30539305 - 56 - REPAIR TABLE `nagios_statehistory`
30539363 - 57 - OPTIMIZE TABLE nagios_logentries
A second message queue was created:

Code: Select all

Every 2.0s: ipcs -q                          Wed Oct 25 10:40:46 2017


------ Message Queues --------
key        msqid      owner      perms      used-bytes   messages
0xba000002 0          nagios     600        786432000    768000
0x9f000002 32769      nagios     600        175332352    171223
'Optimize table nagios_xxxx' starts again... and again... and again...

How to stop this behavior ?!

Nagios is now unuseable as queue is permanently full, data do not refresh and server finally goes down.

Re: Performance issue

Posted: Wed Oct 25, 2017 5:10 am
by lvaillant
Tailling in real time the dbmain.log file...

Seems that DB issue is now resolved as the status is now green in Nagios XI dashboard.
Some of the following messages occured before it was restored:

Code: Select all

    <p><pre>SQL Error [nagiosxi] : MySQL server has gone away</pre></p>
Message queue is (very slowly) decreasing.
localhost-message_queue (2).png
Optimize intervals are now the following:
  • Nagios XI Database: 180
  • NDOUtils Database: 90
  • NagiosQL Database: 180
I'm waiting the next 'optimize' task on NDOUtils Database to see the real impact.

Code: Select all

# mysqladmin status
Uptime: 15129774  Threads: 95  Questions: 23546418316  Slow queries: 1808  Opens: 739472  Flush tables: 10  Open tables: 251  Queries per second avg: 1556.296
Is there a way to accelerate ndo2db throughput ?
What drives the number of requests ndo2db sent to DB ?

I see no network latency when using tcpdump/wireshark. I'm sure MySQL/MariaDB can handle more queries/ per second.

Re: Performance issue

Posted: Wed Oct 25, 2017 3:07 pm
by tgriep
Other than the setting in the /etc/sysctl.conf file, there is isn't a way to increase the performance for ndo2db.

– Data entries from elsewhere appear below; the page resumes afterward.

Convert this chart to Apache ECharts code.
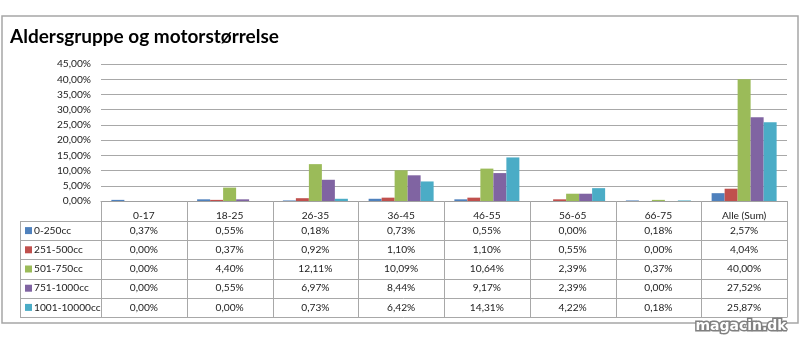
<!DOCTYPE html>
<html>
<head>
<meta charset="utf-8">
<script src="https://cdn.jsdelivr.net/npm/echarts@6/dist/echarts.min.js"></script>
<style>
html,body{margin:0;padding:0;background:#fff;}
#c{width:800px;height:338px;}
</style>
</head>
<body>
<div id="c"></div>
<script>
const titleText = 'Aldersgruppe og motorstørrelse';
const categories = ['0-17','18-25','26-35','36-45','46-55','56-65','66-75','Alle (Sum)'];
const seriesNames = ['0-250cc','251-500cc','501-750cc','751-1000cc','1001-10000cc'];
const colors = ['#4F81BD','#C0504D','#9BBB59','#8064A2','#4BACC6'];
const cc0_250 = [0.37,0.55,0.18,0.73,0.55,0.00,0.18,2.57];
const cc251_500 = [0.00,0.37,0.92,1.10,1.10,0.55,0.00,4.04];
const cc501_750 = [0.00,4.40,12.11,10.09,10.64,2.39,0.37,40.00];
const cc751_1000 = [0.00,0.55,6.97,8.44,9.17,2.39,0.00,27.52];
const cc1001_10000 = [0.00,0.00,0.73,6.42,14.31,4.22,0.18,25.87];
const seriesData = [cc0_250, cc251_500, cc501_750, cc751_1000, cc1001_10000];
const yMin = 0, yMax = 45, yStep = 5;

function pct(v){ return v.toFixed(2).replace('.', ',') + '%'; }

const FONT = 'Lato, sans-serif';
const FS = 10.2;
const chart = echarts.init(document.getElementById('c'));
const gridLeft = 101, gridRight = 13, gridTop = 64, gridBottom = 137;

chart.setOption({
  animation: false,
  backgroundColor: '#fff',
  title: {
    text: titleText, left: 5, top: 22,
    textStyle: {fontFamily: FONT, fontWeight: 'bold', fontSize: 19, color: '#000'}
  },
  grid: {left: gridLeft, right: gridRight, top: gridTop, bottom: gridBottom, containLabel: false},
  xAxis: {
    type: 'category', data: categories,
    axisLine: {show: true, lineStyle: {color: '#A0A0A0', width: 1}},
    axisTick: {show: false},
    axisLabel: {margin: 5, fontFamily: FONT, fontSize: FS, color: '#222', interval: 0, lineHeight: 19, verticalAlign: 'top'}
  },
  yAxis: {
    type: 'value', min: yMin, max: yMax, interval: yStep,
    axisLine: {show: false}, axisTick: {show: false},
    axisLabel: {formatter: pct, fontFamily: FONT, fontSize: FS, color: '#222', margin: 10},
    splitLine: {lineStyle: {color: '#A8A8A8', width: 1}}
  },
  series: seriesNames.map((n, i) => ({
    name: n, type: 'bar', data: seriesData[i], barWidth: 13, barGap: '0%',
    itemStyle: {color: colors[i]}
  }))
});

// Data table built from chart scales
const x0 = chart.convertToPixel({xAxisIndex: 0}, categories[0]);
const x1 = chart.convertToPixel({xAxisIndex: 0}, categories[1]);
const band = x1 - x0;
const axisY = chart.convertToPixel({yAxisIndex: 0}, 0);
const tableLeft = 20;
const plotRight = 800 - gridRight;
const headerH = 20, rowH = 19.2;
const lineCol = '#A8A8A8';
const g = [];
// outer border
g.push({type: 'rect', shape: {x: 2, y: 16, width: 796, height: 307}, style: {fill: 'none', stroke: '#A6A6A6', lineWidth: 1.5}, z: 1});
// horizontal table lines
for (let r = 0; r <= seriesNames.length; r++) {
  const y = Math.round(axisY + headerH + r * rowH) + 0.5;
  g.push({type: 'line', shape: {x1: tableLeft, y1: y, x2: plotRight, y2: y}, style: {stroke: lineCol, lineWidth: 1}, z: 5});
}
const tableBottom = Math.round(axisY + headerH + seriesNames.length * rowH) + 0.5;
// vertical lines
g.push({type: 'line', shape: {x1: tableLeft + 0.5, y1: axisY + headerH, x2: tableLeft + 0.5, y2: tableBottom}, style: {stroke: lineCol, lineWidth: 1}, z: 5});
for (let c = 0; c <= categories.length; c++) {
  const x = Math.round(x0 - band / 2 + c * band) + 0.5;
  g.push({type: 'line', shape: {x1: x, y1: axisY, x2: x, y2: tableBottom}, style: {stroke: lineCol, lineWidth: 1}, z: 5});
}
// rows
seriesNames.forEach((n, r) => {
  const cy = axisY + headerH + r * rowH + rowH / 2;
  g.push({type: 'rect', shape: {x: 25, y: cy - 3.5, width: 7, height: 7}, style: {fill: colors[r]}, z: 6});
  g.push({type: 'text', x: 34, y: cy, style: {text: n, fontFamily: FONT, fontSize: FS, fill: '#222', textVerticalAlign: 'middle', textAlign: 'left'}, z: 6});
  seriesData[r].forEach((v, c) => {
    const cx = chart.convertToPixel({xAxisIndex: 0}, categories[c]);
    g.push({type: 'text', x: cx, y: cy, style: {text: pct(v), fontFamily: FONT, fontSize: FS, fill: '#222', textVerticalAlign: 'middle', textAlign: 'center'}, z: 6});
  });
});
// watermark
g.push({type: 'text', x: 741, y: 326, style: {text: 'magacin.dk', fontFamily: '"DejaVu Sans", sans-serif', fontWeight: 'bold', fontSize: 14, fill: '#fff', stroke: '#808080', lineWidth: 3, textAlign: 'center', textVerticalAlign: 'middle'}, z: 10});
chart.setOption({graphic: g});
</script>
</body>
</html>
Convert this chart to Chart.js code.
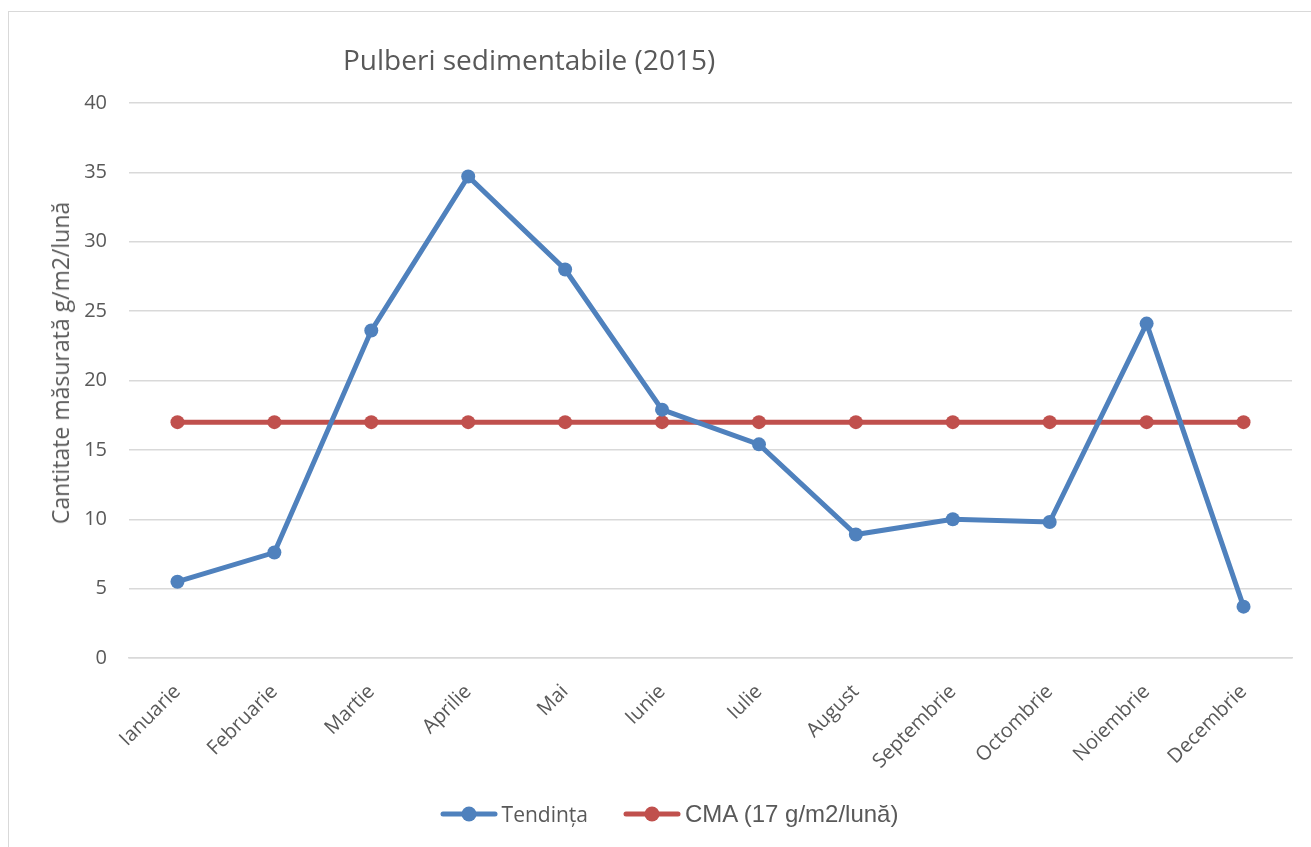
<!DOCTYPE html>
<html>
<head>
<meta charset="utf-8">
<script src="https://cdn.jsdelivr.net/npm/chart.js@4/dist/chart.umd.min.js"></script>
<style>
  html, body { margin: 0; padding: 0; background: #fff; overflow: hidden; }
  #wrap { position: relative; width: 1311px; height: 847px; }
  #frame { position: absolute; left: 8px; top: 11px; width: 1320px; height: 860px; border: 1px solid #d9d9d9; box-sizing: border-box; }
  #title { position: absolute; left: 343px; top: 39px; font-family: "Open Sans", sans-serif; font-size: 28px; color: #595959; white-space: nowrap; line-height: 40px; }
  #ytitle { position: absolute; left: 60px; top: 363px; transform: translate(-50%, -50%) rotate(-90deg); font-family: "Open Sans", sans-serif; font-size: 23px; color: #595959; white-space: nowrap; line-height: 30px; }
  #legend { position: absolute; left: 0; width: 1338px; top: 800px; display: flex; justify-content: center; align-items: center; color: #595959; white-space: nowrap; }
  .item { display: flex; align-items: center; }
  .t1 { font-family: "Open Sans", sans-serif; font-size: 21px; margin-left: 4px; margin-right: 35px; }
  .t2 { font-family: "Liberation Sans", Arial, sans-serif; font-size: 24px; margin-left: 4px; }
  #c { position: absolute; left: 0; top: 0; }
</style>
</head>
<body>
<div id="wrap">
  <div id="frame"></div>
  <canvas id="c" width="1311" height="847"></canvas>
  <div id="title">Pulberi sedimentabile (2015)</div>
  <div id="ytitle"></div>
  <div id="legend"></div>
</div>
<script>
const categories = ["Ianuarie","Februarie","Martie","Aprilie","Mai","Iunie","Iulie","August","Septembrie","Octombrie","Noiembrie","Decembrie"];
const tendintaValues = [5.5, 7.6, 23.6, 34.7, 28.0, 17.9, 15.4, 8.9, 10.0, 9.8, 24.1, 3.7];
const cmaValues = [17, 17, 17, 17, 17, 17, 17, 17, 17, 17, 17, 17];
const seriesNames = ["Tendința", "CMA (17 g/m2/lună)"];
const yTitle = "Cantitate măsurată g/m2/lună";

const BLUE = "#4f81bd";
const RED = "#c0504d";
const colors = [BLUE, RED];

document.getElementById("ytitle").textContent = yTitle;

function legendIcon(color) {
  const cv = document.createElement("canvas");
  cv.width = 58; cv.height = 18;
  const x = cv.getContext("2d");
  x.strokeStyle = color; x.lineWidth = 5; x.lineCap = "round";
  x.beginPath(); x.moveTo(3, 9); x.lineTo(55, 9); x.stroke();
  x.fillStyle = color;
  x.beginPath(); x.arc(29, 9, 7.5, 0, Math.PI * 2); x.fill();
  return cv;
}

const legendEl = document.getElementById("legend");
seriesNames.forEach((name, i) => {
  const item = document.createElement("div");
  item.className = "item";
  item.appendChild(legendIcon(colors[i]));
  const s = document.createElement("span");
  s.className = i === 0 ? "t1" : "t2";
  s.textContent = name;
  item.appendChild(s);
  legendEl.appendChild(item);
});

new Chart(document.getElementById("c"), {
  type: "line",
  data: {
    labels: categories,
    datasets: [
      { label: seriesNames[0], data: tendintaValues, borderColor: BLUE, backgroundColor: BLUE,
        borderWidth: 5, pointRadius: 7, pointHoverRadius: 7, pointBackgroundColor: BLUE, pointBorderWidth: 0, tension: 0 },
      { label: seriesNames[1], data: cmaValues, borderColor: RED, backgroundColor: RED,
        borderWidth: 5, pointRadius: 7, pointHoverRadius: 7, pointBackgroundColor: RED, pointBorderWidth: 0, tension: 0 }
    ]
  },
  options: {
    responsive: false,
    animation: false,
    layout: { padding: { left: 0, right: 19, top: 103, bottom: 69 } },
    plugins: {
      title: { display: false },
      tooltip: { enabled: false },
      legend: { display: false }
    },
    scales: {
      x: {
        offset: true,
        grid: { display: false, drawTicks: false },
        border: { display: true, color: "#d9d9d9", width: 1.5 },
        afterFit(scale) { scale.height = 120; },
        ticks: {
          color: "#595959", maxRotation: 45, minRotation: 45, padding: 22,
          font: { family: "'Open Sans', sans-serif", size: 20 }
        }
      },
      y: {
        min: 0, max: 40,
        afterFit(scale) { scale.width = 129; },
        ticks: { stepSize: 5, color: "#595959", padding: 22, font: { family: "'Open Sans', sans-serif", size: 20 } },
        grid: { color: "#d9d9d9", lineWidth: 1.5, drawTicks: false },
        border: { display: false },
        title: { display: false }
      }
    }
  }
});
</script>
</body>
</html>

All of the checks, statuses, performance data, etc... gets stored in to a MYSQL table and it uses ndo2db to transfer it.

The speed or network latency may be good but the extra steps / time it takes to send the info to the remote MYSQL server could be the issue.
We have seen the kernel message issue on other customer's servers with a large amount of checks and the fix was to move back the MYSQL database to the XI server.

Re: Performance issue

Posted: Mon Oct 30, 2017 8:00 am
by lvaillant
Since I changed the optimize interval and the retention values, behavior is far much better.

Time staked perf:
Message Queue - Time stacked perf.png
Last 7 days:
Message Queue - 7d.png
Last 24 hours:
Message Queue - 24h.png
I can clearly identify the interval of the peaks : 90min.
It is the same as the NDOUtils database's Optimize interval.

As already identified, the logentries & notifications tables are locked during the optimize operation.
That is the reason why ndo2db is no more able to deliver requests to DB.

The issue does not seem to be linked to network time of operation, but long tables' locks.

I'm not sure that putting back MySQL/MariaDB on the XI server itself will solve this kind of issues.
I can consider this option, as I have a major upgrade to do on my servers (OS & Nagios updates): I will stop the DB server so I can sync back data on nagios server.
But it will impact the performances of the master server itself.
And if my master collapse, I will have to stop the whole Nagios infrastructure again, to resync and reactive my offloaded DB.

Re: Performance issue

Posted: Mon Oct 30, 2017 3:52 pm
by tgriep
Moving the MYSQL database back to the Nagios server was an option that worked for other users so that is why it was suggested.

Re: Performance issue

Posted: Tue Oct 31, 2017 5:13 am
by lvaillant
Is it an option to convert somes tables from MyISAM to innoDB engine ?
https://mariadb.com/kb/en/library/conve ... to-innodb/

Code: Select all

MariaDB [mysql]> SELECT table_name AS table_name, engine, table_rows, round(((data_length + index_length) / 1024 / 1024), 2) Size_in_MB FROM information_schema.TABLES WHERE table_rows > 1000000;
+----------------------+--------+------------+------------+
| table_name           | engine | table_rows | Size_in_MB |
+----------------------+--------+------------+------------+
| nagios_logentries    | MyISAM |    5942113 |    1496.32 |
| nagios_notifications | MyISAM |    3402418 |    1205.06 |
| nagios_statehistory  | MyISAM |    5707759 |     937.75 |
+----------------------+--------+------------+------------+
3 rows in set (0.35 sec)
InnoDB has no need for CHECK, OPTIMIZE, or ANALYZE. It may be a substantial gain.
Does it impact the Nagios DB abstraction layer in any way?

According to you, is it a good idea ? Any feedback if somebody already did that convertion?

Re: Performance issue

Posted: Tue Oct 31, 2017 12:59 pm
by tgriep
We do not support changing the database to InnoDB as this has not been tested and is may cause the server to not function correctly.